Top Tips From Finalists

We caught up with our past winners for advice and top tips when working with cement/concrete:



  1. What is the main challenge you faced when working with cement/concrete and how did you solve this?
  • Applying the concrete mix: Once you have made your concrete mix, applying it to your preferred shape may prove difficult. Trial and error are the key to overcoming this obstacle in the production.
  • Achieving the ideal weight: Because concrete is heavy, increasing scale becomes difficult from a logistical point of view. The thinner the concrete, the weaker and more fragile it is, and so to balance these two properties you should use glass-fibre-reinforced concrete. The resulting mix is much stronger and so a piece can be enlarged without being too heavy.
  • Bubbles: Especially in pieces that are detailed, like jewellery, bubbles can be problematic. To prevent bubbling, hand-sculpt rather than use traditional moulds made from silicone or plaster of Paris. Sculpt the concrete into the pieces and let them dry slightly, then re-sculpt them into the desired form.  


  1. What did you take into account when using or designing a concrete mould?
  • You must first have a good sense of the product you want to create before crafting the concrete mould.
  • Working backwards from the “finished product” can help smoothen the mould-design process.
  • Make sure that the mould can be removed as easily as possible and does not damage the cast concrete. When using a silicone or Plaster of Paris mould, make sure there is enough silicone or Plaster of Paris to support the weight of the mix being inserted into the mould.
  • Moulds can form bubbles in the mix and therefore might not be suited to more detailed design concepts.  


  1. What did you do to ensure the mix sets properly?
  • Use the correct ratio: Not only must you use the correct ingredients, but the correct ingredients in the correct proportions.
  • Experiment with consistency: Setting is the most crucial process and production must include time for errors. If your work does not set correctly, you can then scrap it and head back to the drawing board.
  • Minimise water content:Less water will increase the bond strength and prevent bubbles forming in the cement mix. Some additives help to loosen the mix and therefore lower the water content that is necessary. Covering the mix with a plastic sheet will trap moisture and result in a much stronger cement mix.


  1. How did you calculate the ratio of ingredients in the concrete mix?
  • Seek guidance from an expert(s), be it an architect, engineer or student in a related discipline.
  • Search for online resources that provide clarity on ingredients.
  • Because each entry is a unique product, trial and error will help to determine the correct ratio of ingredients.

NOTE: First experiment on a smaller scale than that of your actual product.

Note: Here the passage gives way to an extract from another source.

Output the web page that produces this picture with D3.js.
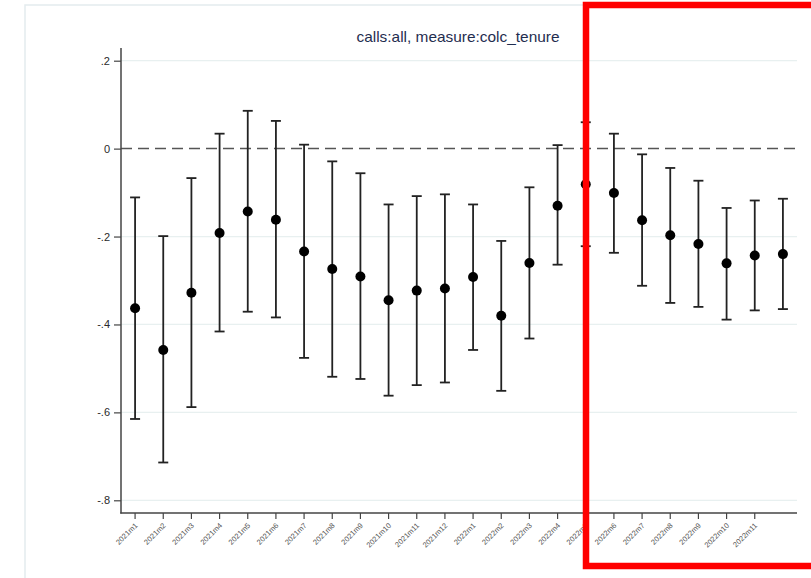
<!DOCTYPE html>
<html>
<head>
<meta charset="utf-8">
<script src="https://cdn.jsdelivr.net/npm/d3@7/dist/d3.min.js"></script>
<style>
  html, body { margin: 0; padding: 0; background: #fff; }
  svg { display: block; font-family: "Liberation Sans", Arial, Helvetica, sans-serif; }
</style>
</head>
<body>
<svg id="chart" width="811" height="578"></svg>
<script>
const categories = ["2021m1","2021m2","2021m3","2021m4","2021m5","2021m6","2021m7","2021m8","2021m9","2021m10","2021m11","2021m12",
                    "2022m1","2022m2","2022m3","2022m4","2022m5","2022m6","2022m7","2022m8","2022m9","2022m10","2022m11","2022m12"];
const tickLabels = ["2021m1","2021m2","2021m3","2021m4","2021m5","2021m6","2021m7","2021m8","2021m9","2021m10","2021m11","2021m12",
                    "2022m1","2022m2","2022m3","2022m4","2022m5","2022m6","2022m7","2022m8","2022m9","2022m10","2022m11"];
const estimates = [-0.363,-0.458,-0.328,-0.192,-0.143,-0.162,-0.234,-0.274,-0.291,-0.345,-0.323,-0.318,
                   -0.292,-0.380,-0.260,-0.130,-0.081,-0.101,-0.163,-0.197,-0.217,-0.261,-0.243,-0.240];
const upper = [-0.111,-0.199,-0.067,0.034,0.086,0.063,0.009,-0.029,-0.056,-0.127,-0.108,-0.104,
               -0.127,-0.210,-0.088,0.008,0.060,0.034,-0.013,-0.044,-0.073,-0.135,-0.118,-0.114];
const lower = [-0.615,-0.714,-0.588,-0.416,-0.371,-0.384,-0.476,-0.519,-0.524,-0.562,-0.538,-0.532,
               -0.458,-0.551,-0.432,-0.264,-0.222,-0.237,-0.312,-0.351,-0.360,-0.389,-0.368,-0.365];
const yTicks = [0.2, 0, -0.2, -0.4, -0.6, -0.8];
const yTickLabels = [".2", "0", "-.2", "-.4", "-.6", "-.8"];
const title = "calls:all, measure:colc_tenure";

const svg = d3.select("#chart");

// outer faint frame
svg.append("rect").attr("x", 25).attr("y", 5).attr("width", 900).attr("height", 700)
  .attr("fill", "none").attr("stroke", "#e4ebee").attr("stroke-width", 1.5);

const plotLeft = 121, plotRight = 797, plotTop = 48, plotBottom = 513;

const x = d3.scaleBand().domain(categories).range([plotLeft, plotRight]);
const y = d3.scaleLinear().domain([-0.8, 0.2]).range([500.3, 60.7]);
const cx = c => x(c) + x.bandwidth() / 2;

// gridlines
svg.append("g").selectAll("line").data(yTicks.filter(v => v !== 0)).join("line")
  .attr("x1", plotLeft).attr("x2", plotRight)
  .attr("y1", d => y(d)).attr("y2", d => y(d))
  .attr("stroke", "#e8f0f0").attr("stroke-width", 1.2);

// zero dashed line
svg.append("line").attr("x1", plotLeft).attr("x2", plotRight)
  .attr("y1", y(0)).attr("y2", y(0))
  .attr("stroke", "#555").attr("stroke-width", 1.5).attr("stroke-dasharray", "11,6");

// y axis
const yAxis = d3.axisLeft(y).tickValues(yTicks)
  .tickFormat((d, i) => yTickLabels[i]).tickSize(7).tickPadding(4);
const gy = svg.append("g").attr("transform", `translate(${plotLeft},0)`).call(yAxis);
gy.select(".domain").remove();
gy.selectAll(".tick line").attr("stroke", "#444").attr("stroke-width", 1.2);
gy.selectAll(".tick text").attr("fill", "#2a2a2a").attr("font-size", 11);
svg.append("line").attr("x1", plotLeft).attr("x2", plotLeft)
  .attr("y1", plotTop).attr("y2", plotBottom + 0.5)
  .attr("stroke", "#444").attr("stroke-width", 1.5);

// x axis
const xAxis = d3.axisBottom(x).tickValues(categories.slice(0, tickLabels.length))
  .tickFormat((d, i) => tickLabels[i]).tickSize(6).tickSizeOuter(0);
const gx = svg.append("g").attr("transform", `translate(0,${plotBottom})`).call(xAxis);
gx.select(".domain").remove();
gx.selectAll(".tick line").attr("stroke", "#444").attr("stroke-width", 1.2);
gx.selectAll(".tick text")
  .attr("fill", "#555").attr("font-size", 7.5)
  .attr("text-anchor", "end")
  .attr("dy", null).attr("y", null)
  .attr("transform", "translate(3,13) rotate(-45)");
svg.append("line").attr("x1", plotLeft - 0.75).attr("x2", plotRight)
  .attr("y1", plotBottom).attr("y2", plotBottom)
  .attr("stroke", "#444").attr("stroke-width", 1.5);

// error bars
const data = categories.map((c, i) => ({ c, est: estimates[i], hi: upper[i], lo: lower[i] }));
const capW = 5;
const bars = svg.append("g").attr("stroke", "#222").attr("stroke-width", 1.8);
bars.selectAll(".v").data(data).join("line").attr("class", "v")
  .attr("x1", d => cx(d.c)).attr("x2", d => cx(d.c))
  .attr("y1", d => y(d.hi)).attr("y2", d => y(d.lo));
bars.selectAll(".t").data(data).join("line").attr("class", "t")
  .attr("x1", d => cx(d.c) - capW).attr("x2", d => cx(d.c) + capW)
  .attr("y1", d => y(d.hi)).attr("y2", d => y(d.hi));
bars.selectAll(".b").data(data).join("line").attr("class", "b")
  .attr("x1", d => cx(d.c) - capW).attr("x2", d => cx(d.c) + capW)
  .attr("y1", d => y(d.lo)).attr("y2", d => y(d.lo));

// points
svg.append("g").selectAll("circle").data(data).join("circle")
  .attr("cx", d => cx(d.c)).attr("cy", d => y(d.est)).attr("r", 5)
  .attr("fill", "#000");

// title
svg.append("text").attr("x", 458).attr("y", 42).attr("text-anchor", "middle")
  .attr("font-size", 15).attr("textLength", 203).attr("lengthAdjust", "spacingAndGlyphs")
  .attr("fill", "#1f2d4f").text(title);

// red highlight box
svg.append("rect").attr("x", 586).attr("y", 5).attr("width", 400).attr("height", 561)
  .attr("fill", "none").attr("stroke", "#ff0000").attr("stroke-width", 6.5);
</script>
</body>
</html>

  1. Which admixtures (if any) did you use and why?
  • Especially with jewellery pieces, micro-balloons can help to decrease the weight of the cement mix. After all, you want pieces that are comfortable when worn by the consumer. 
  • Forton VF-774 lowers the amount of water needed in the mix and eliminates the seven-day wet cure that is required to achieve maximum strength. It also helps to prevent cracking due to concrete shrinkage. 
  • A plasticiser helps to decrease the viscosity of a cement mix without increasing the water content. The resulting mix is more workable.


  1. What tip(s) would you give someone who has never worked with cement/concrete and who has entered or plans on entering the PPC Imaginarium Awards?
  • Finding technical information about concrete is fairly straightforward. Be resourceful in your search for guidance, be it online or from a person with concrete expertise. 
  • Give yourself time to make mistakes. During production, failure will mean you have to repeat or re-do certain processes.
  • Have fun with the material. The competition lets you push your creativity and problem-solving skills, and don’t forget – if you don’t make it then you can always re-enter in the next year!
  • Once you get going, production is much easier than you may anticipate.